TASK PROMPT » Please transcribe the data that follows without the pictures, keeping every word the same.

>>>>>

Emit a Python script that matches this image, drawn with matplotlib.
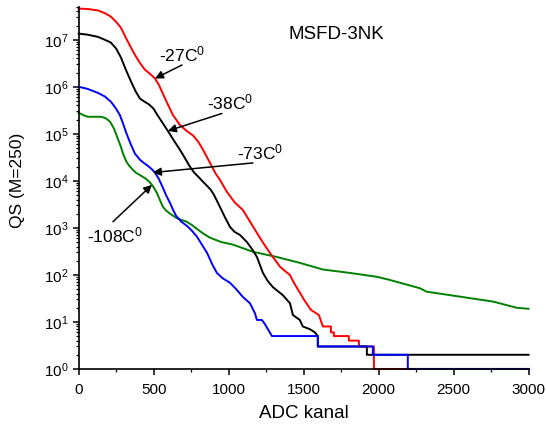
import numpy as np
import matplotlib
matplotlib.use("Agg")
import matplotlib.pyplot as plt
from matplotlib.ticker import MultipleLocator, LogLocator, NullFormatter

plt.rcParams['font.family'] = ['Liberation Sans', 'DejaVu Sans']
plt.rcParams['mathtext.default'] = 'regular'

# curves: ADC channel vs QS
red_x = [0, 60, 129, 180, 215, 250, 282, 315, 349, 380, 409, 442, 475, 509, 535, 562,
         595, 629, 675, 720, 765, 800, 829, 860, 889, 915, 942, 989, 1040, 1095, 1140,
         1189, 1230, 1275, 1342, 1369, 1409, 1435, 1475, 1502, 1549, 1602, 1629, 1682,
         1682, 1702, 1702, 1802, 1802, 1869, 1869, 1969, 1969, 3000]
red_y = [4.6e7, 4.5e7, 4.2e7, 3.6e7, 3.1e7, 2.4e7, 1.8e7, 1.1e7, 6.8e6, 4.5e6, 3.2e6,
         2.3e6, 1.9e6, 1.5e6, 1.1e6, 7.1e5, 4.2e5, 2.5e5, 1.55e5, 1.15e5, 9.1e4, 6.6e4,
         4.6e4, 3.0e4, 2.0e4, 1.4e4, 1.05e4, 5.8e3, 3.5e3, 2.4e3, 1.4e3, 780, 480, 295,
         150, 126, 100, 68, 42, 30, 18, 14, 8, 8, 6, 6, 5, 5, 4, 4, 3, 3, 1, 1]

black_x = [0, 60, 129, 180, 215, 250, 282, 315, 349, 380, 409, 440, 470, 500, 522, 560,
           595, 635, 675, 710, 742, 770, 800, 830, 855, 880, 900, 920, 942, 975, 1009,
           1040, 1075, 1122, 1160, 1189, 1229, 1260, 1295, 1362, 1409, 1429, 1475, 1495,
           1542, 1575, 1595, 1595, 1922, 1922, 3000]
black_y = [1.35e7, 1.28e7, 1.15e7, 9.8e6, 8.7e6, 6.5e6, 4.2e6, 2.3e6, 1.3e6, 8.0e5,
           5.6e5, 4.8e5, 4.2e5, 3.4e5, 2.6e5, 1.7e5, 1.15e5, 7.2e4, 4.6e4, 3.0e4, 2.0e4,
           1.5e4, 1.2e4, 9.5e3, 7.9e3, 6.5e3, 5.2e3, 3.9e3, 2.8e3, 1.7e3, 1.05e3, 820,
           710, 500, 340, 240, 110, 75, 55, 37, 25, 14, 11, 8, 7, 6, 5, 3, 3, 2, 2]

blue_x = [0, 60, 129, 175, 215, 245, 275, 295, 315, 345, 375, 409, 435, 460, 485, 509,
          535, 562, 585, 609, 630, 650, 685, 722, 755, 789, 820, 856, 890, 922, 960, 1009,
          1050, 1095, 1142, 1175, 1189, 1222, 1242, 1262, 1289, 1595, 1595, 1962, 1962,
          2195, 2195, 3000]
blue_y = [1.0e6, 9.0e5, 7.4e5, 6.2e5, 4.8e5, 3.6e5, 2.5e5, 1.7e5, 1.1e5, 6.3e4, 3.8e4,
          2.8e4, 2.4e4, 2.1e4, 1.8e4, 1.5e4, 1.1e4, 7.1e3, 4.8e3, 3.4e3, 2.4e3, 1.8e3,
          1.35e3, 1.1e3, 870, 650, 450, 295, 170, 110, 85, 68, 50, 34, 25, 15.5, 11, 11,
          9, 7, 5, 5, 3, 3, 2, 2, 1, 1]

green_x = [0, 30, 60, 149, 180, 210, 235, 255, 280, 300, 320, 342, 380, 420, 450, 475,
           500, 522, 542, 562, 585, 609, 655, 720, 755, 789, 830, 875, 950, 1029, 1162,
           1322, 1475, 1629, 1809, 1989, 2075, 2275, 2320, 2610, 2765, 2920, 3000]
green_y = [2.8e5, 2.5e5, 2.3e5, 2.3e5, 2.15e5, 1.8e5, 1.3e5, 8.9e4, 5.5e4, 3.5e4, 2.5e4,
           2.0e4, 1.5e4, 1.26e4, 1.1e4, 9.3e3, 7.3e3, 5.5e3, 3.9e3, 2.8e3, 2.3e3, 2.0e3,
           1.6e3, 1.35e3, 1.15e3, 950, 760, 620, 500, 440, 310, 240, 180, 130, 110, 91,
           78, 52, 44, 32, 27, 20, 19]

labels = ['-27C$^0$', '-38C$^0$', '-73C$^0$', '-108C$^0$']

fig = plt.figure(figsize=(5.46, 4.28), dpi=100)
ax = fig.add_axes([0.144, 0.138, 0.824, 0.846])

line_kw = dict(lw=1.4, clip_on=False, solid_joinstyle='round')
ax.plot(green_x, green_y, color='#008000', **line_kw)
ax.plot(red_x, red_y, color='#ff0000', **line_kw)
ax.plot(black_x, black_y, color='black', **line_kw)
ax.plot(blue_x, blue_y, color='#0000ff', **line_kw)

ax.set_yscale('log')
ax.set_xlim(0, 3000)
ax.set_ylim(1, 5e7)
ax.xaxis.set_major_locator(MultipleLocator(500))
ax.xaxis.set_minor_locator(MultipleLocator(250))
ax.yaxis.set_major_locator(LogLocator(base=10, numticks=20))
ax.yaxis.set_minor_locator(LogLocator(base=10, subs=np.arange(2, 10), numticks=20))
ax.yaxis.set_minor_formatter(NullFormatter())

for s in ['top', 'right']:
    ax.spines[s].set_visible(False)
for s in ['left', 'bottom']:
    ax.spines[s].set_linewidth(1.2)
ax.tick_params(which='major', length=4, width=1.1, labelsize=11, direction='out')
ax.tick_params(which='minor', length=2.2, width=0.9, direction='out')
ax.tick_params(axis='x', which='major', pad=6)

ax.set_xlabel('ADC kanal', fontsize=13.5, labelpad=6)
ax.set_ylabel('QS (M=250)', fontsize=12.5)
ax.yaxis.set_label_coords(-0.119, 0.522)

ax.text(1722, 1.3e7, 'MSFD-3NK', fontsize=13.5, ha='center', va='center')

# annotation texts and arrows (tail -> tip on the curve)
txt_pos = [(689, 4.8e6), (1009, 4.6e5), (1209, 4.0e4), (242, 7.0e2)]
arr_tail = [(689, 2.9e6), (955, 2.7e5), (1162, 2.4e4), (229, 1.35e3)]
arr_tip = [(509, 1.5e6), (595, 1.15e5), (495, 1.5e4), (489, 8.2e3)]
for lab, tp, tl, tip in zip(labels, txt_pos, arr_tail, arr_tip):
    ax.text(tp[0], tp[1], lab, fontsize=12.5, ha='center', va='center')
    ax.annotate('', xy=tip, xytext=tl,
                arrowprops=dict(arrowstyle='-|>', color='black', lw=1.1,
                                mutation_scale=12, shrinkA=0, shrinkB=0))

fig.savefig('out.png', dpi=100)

<<<<<

TASK SOLUTION »
Emit a Python script that matches this image, drawn with matplotlib.
import numpy as np
import matplotlib
matplotlib.use("Agg")
import matplotlib.pyplot as plt
from matplotlib.ticker import MultipleLocator, LogLocator, NullFormatter

plt.rcParams['font.family'] = ['Liberation Sans', 'DejaVu Sans']
plt.rcParams['mathtext.default'] = 'regular'

# curves: ADC channel vs QS
red_x = [0, 60, 129, 180, 215, 250, 282, 315, 349, 380, 409, 442, 475, 509, 535, 562,
         595, 629, 675, 720, 765, 800, 829, 860, 889, 915, 942, 989, 1040, 1095, 1140,
         1189, 1230, 1275, 1342, 1369, 1409, 1435, 1475, 1502, 1549, 1602, 1629, 1682,
         1682, 1702, 1702, 1802, 1802, 1869, 1869, 1969, 1969, 3000]
red_y = [4.6e7, 4.5e7, 4.2e7, 3.6e7, 3.1e7, 2.4e7, 1.8e7, 1.1e7, 6.8e6, 4.5e6, 3.2e6,
         2.3e6, 1.9e6, 1.5e6, 1.1e6, 7.1e5, 4.2e5, 2.5e5, 1.55e5, 1.15e5, 9.1e4, 6.6e4,
         4.6e4, 3.0e4, 2.0e4, 1.4e4, 1.05e4, 5.8e3, 3.5e3, 2.4e3, 1.4e3, 780, 480, 295,
         150, 126, 100, 68, 42, 30, 18, 14, 8, 8, 6, 6, 5, 5, 4, 4, 3, 3, 1, 1]

black_x = [0, 60, 129, 180, 215, 250, 282, 315, 349, 380, 409, 440, 470, 500, 522, 560,
           595, 635, 675, 710, 742, 770, 800, 830, 855, 880, 900, 920, 942, 975, 1009,
           1040, 1075, 1122, 1160, 1189, 1229, 1260, 1295, 1362, 1409, 1429, 1475, 1495,
           1542, 1575, 1595, 1595, 1922, 1922, 3000]
black_y = [1.35e7, 1.28e7, 1.15e7, 9.8e6, 8.7e6, 6.5e6, 4.2e6, 2.3e6, 1.3e6, 8.0e5,
           5.6e5, 4.8e5, 4.2e5, 3.4e5, 2.6e5, 1.7e5, 1.15e5, 7.2e4, 4.6e4, 3.0e4, 2.0e4,
           1.5e4, 1.2e4, 9.5e3, 7.9e3, 6.5e3, 5.2e3, 3.9e3, 2.8e3, 1.7e3, 1.05e3, 820,
           710, 500, 340, 240, 110, 75, 55, 37, 25, 14, 11, 8, 7, 6, 5, 3, 3, 2, 2]

blue_x = [0, 60, 129, 175, 215, 245, 275, 295, 315, 345, 375, 409, 435, 460, 485, 509,
          535, 562, 585, 609, 630, 650, 685, 722, 755, 789, 820, 856, 890, 922, 960, 1009,
          1050, 1095, 1142, 1175, 1189, 1222, 1242, 1262, 1289, 1595, 1595, 1962, 1962,
          2195, 2195, 3000]
blue_y = [1.0e6, 9.0e5, 7.4e5, 6.2e5, 4.8e5, 3.6e5, 2.5e5, 1.7e5, 1.1e5, 6.3e4, 3.8e4,
          2.8e4, 2.4e4, 2.1e4, 1.8e4, 1.5e4, 1.1e4, 7.1e3, 4.8e3, 3.4e3, 2.4e3, 1.8e3,
          1.35e3, 1.1e3, 870, 650, 450, 295, 170, 110, 85, 68, 50, 34, 25, 15.5, 11, 11,
          9, 7, 5, 5, 3, 3, 2, 2, 1, 1]

green_x = [0, 30, 60, 149, 180, 210, 235, 255, 280, 300, 320, 342, 380, 420, 450, 475,
           500, 522, 542, 562, 585, 609, 655, 720, 755, 789, 830, 875, 950, 1029, 1162,
           1322, 1475, 1629, 1809, 1989, 2075, 2275, 2320, 2610, 2765, 2920, 3000]
green_y = [2.8e5, 2.5e5, 2.3e5, 2.3e5, 2.15e5, 1.8e5, 1.3e5, 8.9e4, 5.5e4, 3.5e4, 2.5e4,
           2.0e4, 1.5e4, 1.26e4, 1.1e4, 9.3e3, 7.3e3, 5.5e3, 3.9e3, 2.8e3, 2.3e3, 2.0e3,
           1.6e3, 1.35e3, 1.15e3, 950, 760, 620, 500, 440, 310, 240, 180, 130, 110, 91,
           78, 52, 44, 32, 27, 20, 19]

labels = ['-27C$^0$', '-38C$^0$', '-73C$^0$', '-108C$^0$']

fig = plt.figure(figsize=(5.46, 4.28), dpi=100)
ax = fig.add_axes([0.144, 0.138, 0.824, 0.846])

line_kw = dict(lw=1.4, clip_on=False, solid_joinstyle='round')
ax.plot(green_x, green_y, color='#008000', **line_kw)
ax.plot(red_x, red_y, color='#ff0000', **line_kw)
ax.plot(black_x, black_y, color='black', **line_kw)
ax.plot(blue_x, blue_y, color='#0000ff', **line_kw)

ax.set_yscale('log')
ax.set_xlim(0, 3000)
ax.set_ylim(1, 5e7)
ax.xaxis.set_major_locator(MultipleLocator(500))
ax.xaxis.set_minor_locator(MultipleLocator(250))
ax.yaxis.set_major_locator(LogLocator(base=10, numticks=20))
ax.yaxis.set_minor_locator(LogLocator(base=10, subs=np.arange(2, 10), numticks=20))
ax.yaxis.set_minor_formatter(NullFormatter())

for s in ['top', 'right']:
    ax.spines[s].set_visible(False)
for s in ['left', 'bottom']:
    ax.spines[s].set_linewidth(1.2)
ax.tick_params(which='major', length=4, width=1.1, labelsize=11, direction='out')
ax.tick_params(which='minor', length=2.2, width=0.9, direction='out')
ax.tick_params(axis='x', which='major', pad=6)

ax.set_xlabel('ADC kanal', fontsize=13.5, labelpad=6)
ax.set_ylabel('QS (M=250)', fontsize=12.5)
ax.yaxis.set_label_coords(-0.119, 0.522)

ax.text(1722, 1.3e7, 'MSFD-3NK', fontsize=13.5, ha='center', va='center')

# annotation texts and arrows (tail -> tip on the curve)
txt_pos = [(689, 4.8e6), (1009, 4.6e5), (1209, 4.0e4), (242, 7.0e2)]
arr_tail = [(689, 2.9e6), (955, 2.7e5), (1162, 2.4e4), (229, 1.35e3)]
arr_tip = [(509, 1.5e6), (595, 1.15e5), (495, 1.5e4), (489, 8.2e3)]
for lab, tp, tl, tip in zip(labels, txt_pos, arr_tail, arr_tip):
    ax.text(tp[0], tp[1], lab, fontsize=12.5, ha='center', va='center')
    ax.annotate('', xy=tip, xytext=tl,
                arrowprops=dict(arrowstyle='-|>', color='black', lw=1.1,
                                mutation_scale=12, shrinkA=0, shrinkB=0))

fig.savefig('out.png', dpi=100)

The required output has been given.